* _DATA_
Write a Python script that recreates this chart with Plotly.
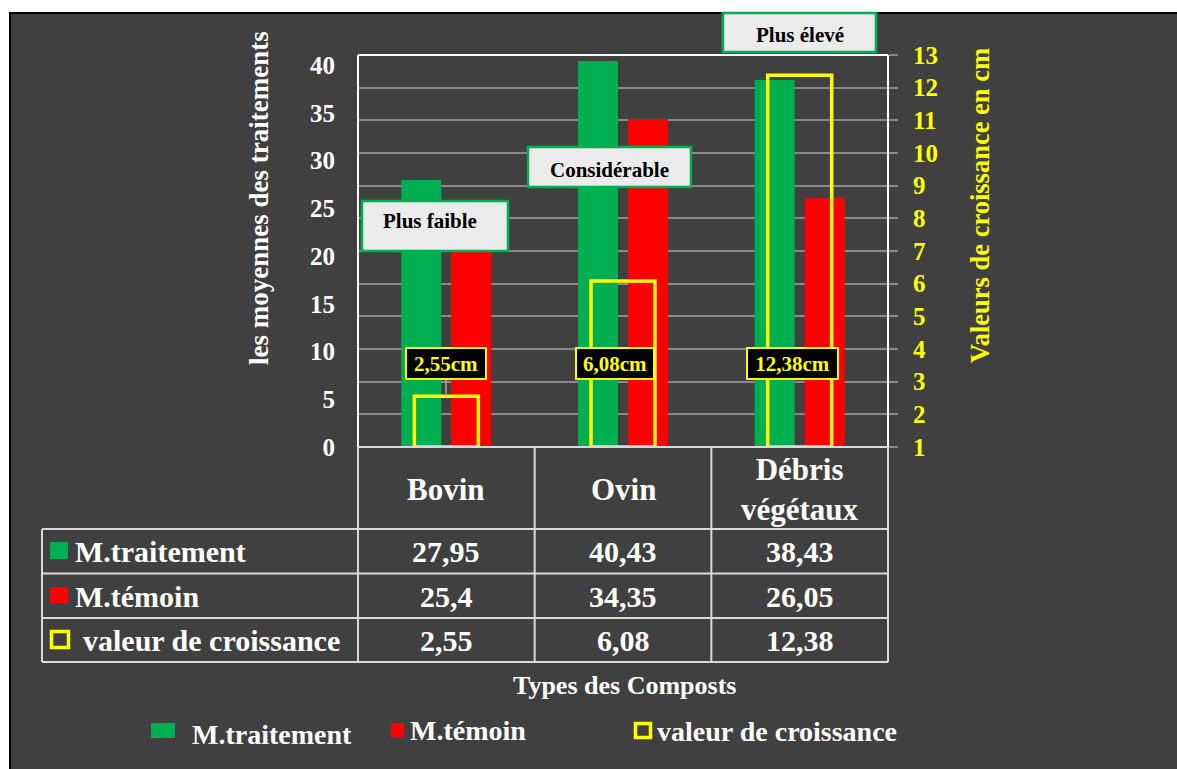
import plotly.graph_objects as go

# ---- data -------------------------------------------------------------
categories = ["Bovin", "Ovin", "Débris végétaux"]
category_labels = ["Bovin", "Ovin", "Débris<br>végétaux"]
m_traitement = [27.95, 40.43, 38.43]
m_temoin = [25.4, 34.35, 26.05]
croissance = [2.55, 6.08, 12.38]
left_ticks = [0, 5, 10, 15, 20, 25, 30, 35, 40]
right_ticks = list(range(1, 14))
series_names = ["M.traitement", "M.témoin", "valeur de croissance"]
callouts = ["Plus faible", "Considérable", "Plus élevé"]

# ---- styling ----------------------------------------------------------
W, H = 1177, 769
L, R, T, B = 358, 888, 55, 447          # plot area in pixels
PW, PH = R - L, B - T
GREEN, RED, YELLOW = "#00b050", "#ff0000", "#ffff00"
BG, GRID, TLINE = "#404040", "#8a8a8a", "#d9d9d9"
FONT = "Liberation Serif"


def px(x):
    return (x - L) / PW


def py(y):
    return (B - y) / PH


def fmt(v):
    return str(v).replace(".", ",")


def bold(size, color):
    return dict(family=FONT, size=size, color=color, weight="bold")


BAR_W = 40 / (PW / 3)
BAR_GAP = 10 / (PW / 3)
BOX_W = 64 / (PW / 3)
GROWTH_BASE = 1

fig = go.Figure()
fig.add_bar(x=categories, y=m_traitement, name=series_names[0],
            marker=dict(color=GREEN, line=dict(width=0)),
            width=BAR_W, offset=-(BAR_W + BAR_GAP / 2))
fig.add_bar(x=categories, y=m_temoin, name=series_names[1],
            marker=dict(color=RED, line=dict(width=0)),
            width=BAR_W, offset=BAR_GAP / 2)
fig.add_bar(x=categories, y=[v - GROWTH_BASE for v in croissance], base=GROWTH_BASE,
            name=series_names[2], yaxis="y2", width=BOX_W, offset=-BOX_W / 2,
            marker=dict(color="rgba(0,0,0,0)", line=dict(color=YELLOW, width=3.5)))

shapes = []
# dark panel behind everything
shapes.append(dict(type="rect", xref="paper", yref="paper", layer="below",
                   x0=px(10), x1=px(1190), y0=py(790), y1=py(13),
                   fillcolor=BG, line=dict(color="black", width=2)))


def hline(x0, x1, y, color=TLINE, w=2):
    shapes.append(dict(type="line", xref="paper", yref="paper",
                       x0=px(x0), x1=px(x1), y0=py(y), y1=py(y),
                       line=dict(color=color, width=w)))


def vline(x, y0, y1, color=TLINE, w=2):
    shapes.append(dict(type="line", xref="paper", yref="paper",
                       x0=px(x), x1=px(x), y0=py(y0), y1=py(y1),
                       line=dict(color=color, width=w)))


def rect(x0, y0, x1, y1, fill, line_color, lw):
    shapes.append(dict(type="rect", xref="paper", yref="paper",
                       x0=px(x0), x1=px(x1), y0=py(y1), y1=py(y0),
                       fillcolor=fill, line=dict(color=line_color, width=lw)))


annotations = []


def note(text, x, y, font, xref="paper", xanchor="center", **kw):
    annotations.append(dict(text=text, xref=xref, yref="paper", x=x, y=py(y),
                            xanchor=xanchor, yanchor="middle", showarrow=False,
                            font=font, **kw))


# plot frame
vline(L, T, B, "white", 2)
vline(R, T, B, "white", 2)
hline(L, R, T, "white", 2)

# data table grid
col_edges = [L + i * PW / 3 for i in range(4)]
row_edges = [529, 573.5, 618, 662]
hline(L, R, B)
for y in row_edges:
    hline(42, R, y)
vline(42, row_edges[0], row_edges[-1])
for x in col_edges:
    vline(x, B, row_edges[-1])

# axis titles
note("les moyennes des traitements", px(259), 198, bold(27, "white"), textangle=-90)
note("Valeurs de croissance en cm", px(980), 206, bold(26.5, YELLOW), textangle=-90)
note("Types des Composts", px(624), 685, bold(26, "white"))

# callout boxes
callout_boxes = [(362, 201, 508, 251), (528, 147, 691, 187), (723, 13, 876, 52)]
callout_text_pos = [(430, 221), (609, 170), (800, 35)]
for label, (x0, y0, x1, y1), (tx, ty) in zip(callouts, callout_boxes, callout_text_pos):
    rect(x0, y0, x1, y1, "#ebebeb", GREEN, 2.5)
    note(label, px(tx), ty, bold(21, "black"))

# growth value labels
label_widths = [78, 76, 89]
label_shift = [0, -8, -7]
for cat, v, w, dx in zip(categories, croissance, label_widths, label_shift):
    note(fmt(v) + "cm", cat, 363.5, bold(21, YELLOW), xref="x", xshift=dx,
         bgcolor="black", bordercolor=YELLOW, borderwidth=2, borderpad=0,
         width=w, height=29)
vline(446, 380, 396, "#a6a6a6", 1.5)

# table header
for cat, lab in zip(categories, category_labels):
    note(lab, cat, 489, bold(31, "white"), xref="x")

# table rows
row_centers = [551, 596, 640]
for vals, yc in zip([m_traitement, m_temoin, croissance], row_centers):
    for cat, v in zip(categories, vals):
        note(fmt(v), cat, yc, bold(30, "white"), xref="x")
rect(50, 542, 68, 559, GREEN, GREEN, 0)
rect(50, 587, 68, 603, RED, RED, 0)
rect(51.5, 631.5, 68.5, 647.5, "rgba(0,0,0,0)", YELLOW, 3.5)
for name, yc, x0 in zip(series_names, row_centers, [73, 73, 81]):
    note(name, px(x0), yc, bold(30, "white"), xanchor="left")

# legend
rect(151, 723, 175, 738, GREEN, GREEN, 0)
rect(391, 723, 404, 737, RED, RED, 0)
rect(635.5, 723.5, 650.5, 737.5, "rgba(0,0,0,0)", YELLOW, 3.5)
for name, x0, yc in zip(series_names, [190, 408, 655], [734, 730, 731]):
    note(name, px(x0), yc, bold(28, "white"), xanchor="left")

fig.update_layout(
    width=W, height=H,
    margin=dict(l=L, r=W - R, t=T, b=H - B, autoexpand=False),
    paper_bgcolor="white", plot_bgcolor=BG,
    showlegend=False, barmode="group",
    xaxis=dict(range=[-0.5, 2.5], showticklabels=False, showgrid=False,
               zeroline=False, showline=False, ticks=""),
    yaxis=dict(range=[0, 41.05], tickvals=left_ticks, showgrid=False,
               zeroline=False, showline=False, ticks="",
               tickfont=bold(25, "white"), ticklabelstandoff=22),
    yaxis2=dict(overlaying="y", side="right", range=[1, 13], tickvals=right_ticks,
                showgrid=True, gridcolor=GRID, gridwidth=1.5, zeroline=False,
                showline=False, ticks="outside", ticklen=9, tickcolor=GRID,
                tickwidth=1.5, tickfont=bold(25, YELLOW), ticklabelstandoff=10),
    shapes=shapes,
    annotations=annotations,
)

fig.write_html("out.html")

* _EXERCISE DETAILS_
Copy the data character for character, but drop all pictures from the copy.

* _SOLUTION TO THIS EXERCISE_
Write a Python script that recreates this chart with Plotly.
import plotly.graph_objects as go

# ---- data -------------------------------------------------------------
categories = ["Bovin", "Ovin", "Débris végétaux"]
category_labels = ["Bovin", "Ovin", "Débris<br>végétaux"]
m_traitement = [27.95, 40.43, 38.43]
m_temoin = [25.4, 34.35, 26.05]
croissance = [2.55, 6.08, 12.38]
left_ticks = [0, 5, 10, 15, 20, 25, 30, 35, 40]
right_ticks = list(range(1, 14))
series_names = ["M.traitement", "M.témoin", "valeur de croissance"]
callouts = ["Plus faible", "Considérable", "Plus élevé"]

# ---- styling ----------------------------------------------------------
W, H = 1177, 769
L, R, T, B = 358, 888, 55, 447          # plot area in pixels
PW, PH = R - L, B - T
GREEN, RED, YELLOW = "#00b050", "#ff0000", "#ffff00"
BG, GRID, TLINE = "#404040", "#8a8a8a", "#d9d9d9"
FONT = "Liberation Serif"


def px(x):
    return (x - L) / PW


def py(y):
    return (B - y) / PH


def fmt(v):
    return str(v).replace(".", ",")


def bold(size, color):
    return dict(family=FONT, size=size, color=color, weight="bold")


BAR_W = 40 / (PW / 3)
BAR_GAP = 10 / (PW / 3)
BOX_W = 64 / (PW / 3)
GROWTH_BASE = 1

fig = go.Figure()
fig.add_bar(x=categories, y=m_traitement, name=series_names[0],
            marker=dict(color=GREEN, line=dict(width=0)),
            width=BAR_W, offset=-(BAR_W + BAR_GAP / 2))
fig.add_bar(x=categories, y=m_temoin, name=series_names[1],
            marker=dict(color=RED, line=dict(width=0)),
            width=BAR_W, offset=BAR_GAP / 2)
fig.add_bar(x=categories, y=[v - GROWTH_BASE for v in croissance], base=GROWTH_BASE,
            name=series_names[2], yaxis="y2", width=BOX_W, offset=-BOX_W / 2,
            marker=dict(color="rgba(0,0,0,0)", line=dict(color=YELLOW, width=3.5)))

shapes = []
# dark panel behind everything
shapes.append(dict(type="rect", xref="paper", yref="paper", layer="below",
                   x0=px(10), x1=px(1190), y0=py(790), y1=py(13),
                   fillcolor=BG, line=dict(color="black", width=2)))


def hline(x0, x1, y, color=TLINE, w=2):
    shapes.append(dict(type="line", xref="paper", yref="paper",
                       x0=px(x0), x1=px(x1), y0=py(y), y1=py(y),
                       line=dict(color=color, width=w)))


def vline(x, y0, y1, color=TLINE, w=2):
    shapes.append(dict(type="line", xref="paper", yref="paper",
                       x0=px(x), x1=px(x), y0=py(y0), y1=py(y1),
                       line=dict(color=color, width=w)))


def rect(x0, y0, x1, y1, fill, line_color, lw):
    shapes.append(dict(type="rect", xref="paper", yref="paper",
                       x0=px(x0), x1=px(x1), y0=py(y1), y1=py(y0),
                       fillcolor=fill, line=dict(color=line_color, width=lw)))


annotations = []


def note(text, x, y, font, xref="paper", xanchor="center", **kw):
    annotations.append(dict(text=text, xref=xref, yref="paper", x=x, y=py(y),
                            xanchor=xanchor, yanchor="middle", showarrow=False,
                            font=font, **kw))


# plot frame
vline(L, T, B, "white", 2)
vline(R, T, B, "white", 2)
hline(L, R, T, "white", 2)

# data table grid
col_edges = [L + i * PW / 3 for i in range(4)]
row_edges = [529, 573.5, 618, 662]
hline(L, R, B)
for y in row_edges:
    hline(42, R, y)
vline(42, row_edges[0], row_edges[-1])
for x in col_edges:
    vline(x, B, row_edges[-1])

# axis titles
note("les moyennes des traitements", px(259), 198, bold(27, "white"), textangle=-90)
note("Valeurs de croissance en cm", px(980), 206, bold(26.5, YELLOW), textangle=-90)
note("Types des Composts", px(624), 685, bold(26, "white"))

# callout boxes
callout_boxes = [(362, 201, 508, 251), (528, 147, 691, 187), (723, 13, 876, 52)]
callout_text_pos = [(430, 221), (609, 170), (800, 35)]
for label, (x0, y0, x1, y1), (tx, ty) in zip(callouts, callout_boxes, callout_text_pos):
    rect(x0, y0, x1, y1, "#ebebeb", GREEN, 2.5)
    note(label, px(tx), ty, bold(21, "black"))

# growth value labels
label_widths = [78, 76, 89]
label_shift = [0, -8, -7]
for cat, v, w, dx in zip(categories, croissance, label_widths, label_shift):
    note(fmt(v) + "cm", cat, 363.5, bold(21, YELLOW), xref="x", xshift=dx,
         bgcolor="black", bordercolor=YELLOW, borderwidth=2, borderpad=0,
         width=w, height=29)
vline(446, 380, 396, "#a6a6a6", 1.5)

# table header
for cat, lab in zip(categories, category_labels):
    note(lab, cat, 489, bold(31, "white"), xref="x")

# table rows
row_centers = [551, 596, 640]
for vals, yc in zip([m_traitement, m_temoin, croissance], row_centers):
    for cat, v in zip(categories, vals):
        note(fmt(v), cat, yc, bold(30, "white"), xref="x")
rect(50, 542, 68, 559, GREEN, GREEN, 0)
rect(50, 587, 68, 603, RED, RED, 0)
rect(51.5, 631.5, 68.5, 647.5, "rgba(0,0,0,0)", YELLOW, 3.5)
for name, yc, x0 in zip(series_names, row_centers, [73, 73, 81]):
    note(name, px(x0), yc, bold(30, "white"), xanchor="left")

# legend
rect(151, 723, 175, 738, GREEN, GREEN, 0)
rect(391, 723, 404, 737, RED, RED, 0)
rect(635.5, 723.5, 650.5, 737.5, "rgba(0,0,0,0)", YELLOW, 3.5)
for name, x0, yc in zip(series_names, [190, 408, 655], [734, 730, 731]):
    note(name, px(x0), yc, bold(28, "white"), xanchor="left")

fig.update_layout(
    width=W, height=H,
    margin=dict(l=L, r=W - R, t=T, b=H - B, autoexpand=False),
    paper_bgcolor="white", plot_bgcolor=BG,
    showlegend=False, barmode="group",
    xaxis=dict(range=[-0.5, 2.5], showticklabels=False, showgrid=False,
               zeroline=False, showline=False, ticks=""),
    yaxis=dict(range=[0, 41.05], tickvals=left_ticks, showgrid=False,
               zeroline=False, showline=False, ticks="",
               tickfont=bold(25, "white"), ticklabelstandoff=22),
    yaxis2=dict(overlaying="y", side="right", range=[1, 13], tickvals=right_ticks,
                showgrid=True, gridcolor=GRID, gridwidth=1.5, zeroline=False,
                showline=False, ticks="outside", ticklen=9, tickcolor=GRID,
                tickwidth=1.5, tickfont=bold(25, YELLOW), ticklabelstandoff=10),
    shapes=shapes,
    annotations=annotations,
)

fig.write_html("out.html")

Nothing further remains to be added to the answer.